There is the evidence this man had.  He couldn`t have gone home and told without that.  Verse 19 "go home to thy friends and tell them how great things the Lord hath done for thee."  This young man was going into the very village he had left, the very home he had forsaken.  There were those who would recall what he was like.  Verse 14 those who fed the swine had witnessed what had happened.  They went back to tell all and sundry what had happened in the wilderness.  People came out to see if what they said was true.  They found the man sitting clothed and in his right mind.  This was the evidence before them.  One time he was naked, one time he was tormented, cutting himself, abusing himself.  There was a peace in his heart.  Can you imagine the father and mother coming out to see him.  In Acts 16 Paul and Silas were in the prison house.  The old jailer came in and asked them "what must I do to be saved?"  Paul and Silas led him to salvation.  The jailer went back to his home and what a difference that home was now.  He had everything going against him but now his whole life had changed.  The children wanted to hear more about what had happened to him.  Paul and Silas went into that home and everyone in that home was baptised.  As a result when this man walked out of his home his life was in disarray.  That was the evidence of the change.  "If any man be in Christ he is a new creature."  Nothing else.  There is no growing into salvation but rather a stepping into it.  We grow in grace.  We are however changed.  The old things are passed away and all things have become new.

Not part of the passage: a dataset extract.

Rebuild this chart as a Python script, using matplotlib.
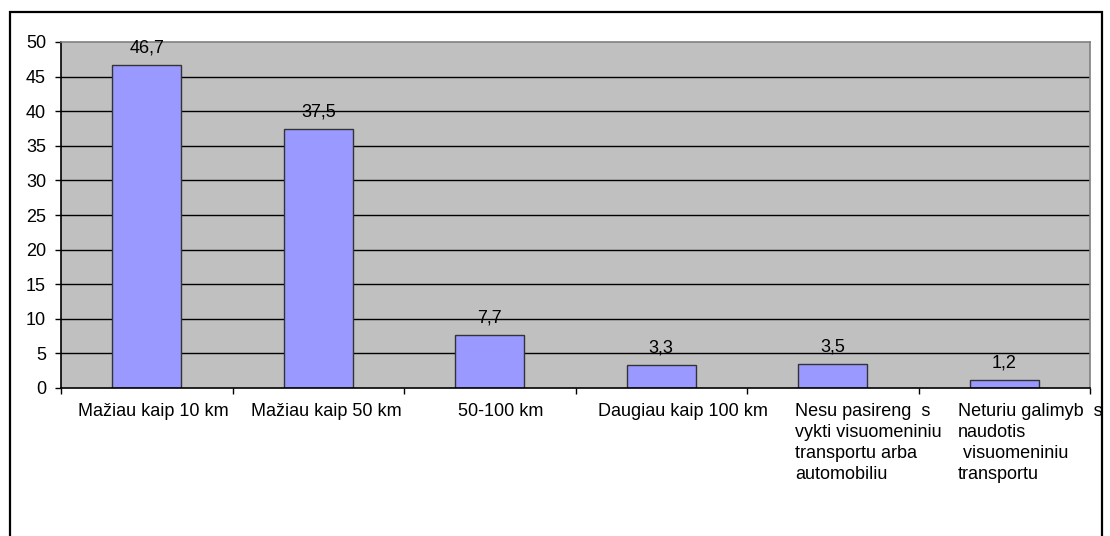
import matplotlib as mpl
mpl.use("Agg")
import matplotlib.pyplot as plt
import matplotlib.patches as patches
import numpy as np

plt.rcParams['font.family'] = ['Liberation Sans', 'DejaVu Sans']

categories = [
    "Mažiau kaip 10 km",
    "Mažiau kaip 50 km",
    "50-100 km",
    "Daugiau kaip 100 km",
    "Nesu pasireng  s\nvykti visuomeniniu\ntransportu arba\nautomobiliu",
    "Neturiu galimyb  s\nnaudotis\n visuomeniniu\ntransportu",
]
values = [46.7, 37.5, 7.7, 3.3, 3.5, 1.2]
value_labels = ["46,7", "37,5", "7,7", "3,3", "3,5", "1,2"]
yticks = [0, 5, 10, 15, 20, 25, 30, 35, 40, 45, 50]

# where each category label starts, as a fraction of the category slot
label_left = [0.10, 0.108, 0.316, 0.131, 0.28, 0.23]

W, H = 1110, 536
fs = 13
fig = plt.figure(figsize=(W / 100, H / 100), dpi=100)
ax = fig.add_axes([61 / W, 1 - 388 / H, (1090 - 61) / W, (388 - 42) / H])

# outer chart border
fig.patches.append(patches.Rectangle((10 / W, -0.05), (1102 - 10) / W, 1.05 - 12 / H,
                                     transform=fig.transFigure, fill=False,
                                     edgecolor='black', linewidth=1.6))

x = np.arange(len(values))
ax.set_facecolor('#C0C0C0')
for y in yticks[1:-1]:
    ax.axhline(y, color='black', linewidth=1.0, zorder=1)
ax.bar(x, values, width=0.405, color='#9999FF', edgecolor='#333333', linewidth=1.0, zorder=2)

for xi, v, lab in zip(x, values, value_labels):
    ax.annotate(lab, (xi, v), xytext=(0, 6), textcoords='offset points',
                ha='center', va='bottom', fontsize=fs)

ax.set_xlim(-0.5, len(values) - 0.5)
ax.set_ylim(0, 50)
ax.set_yticks(yticks)
ax.set_yticklabels([str(t) for t in yticks], fontsize=fs)
ax.set_xticks(np.arange(len(values) + 1) - 0.5)
ax.set_xticklabels([])
ax.tick_params(axis='x', direction='out', length=4, width=1, color='black')
ax.tick_params(axis='y', direction='out', length=4.3, width=1, color='black', pad=6.5)

for s in ax.spines.values():
    s.set_color('#808080')
    s.set_linewidth(1.2)
ax.spines['bottom'].set_color('black')
ax.spines['left'].set_color('black')

for i, lab in enumerate(categories):
    ax.text(i - 0.5 + label_left[i], -2.2, lab, ha='left', va='top',
            fontsize=fs, linespacing=1.3)

plt.savefig("out.png", dpi=100)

The expresssion - verse 19.  Jesus said to this young man "go home and tell them."  It has got to be something personal.  A honest expression.  Not asked to explain it but tell. How could he ever tell how it had happened.  How could he ever go into the depths of it.  He never could.  He accepted it as it was.  That was enough.  The blind man in Luke 11.  The Lord gave him his sight back.  The Pharisees and religious leaders were up in arms.  They couldn`t understand what had happened.  He was chased and followed around the town.  They brought the parents in and questioned them.  The blind man looked into their eyes and said "listen, there is only one thing I know, once I was blind but now I see, don`t ask me to explain it, I have accepted it."  You cannot explain God`s salvation tonight.  Jesus shed his blood on Calvary for your sin.  A free gift for you.  He will save you if you only will accept it for yourself.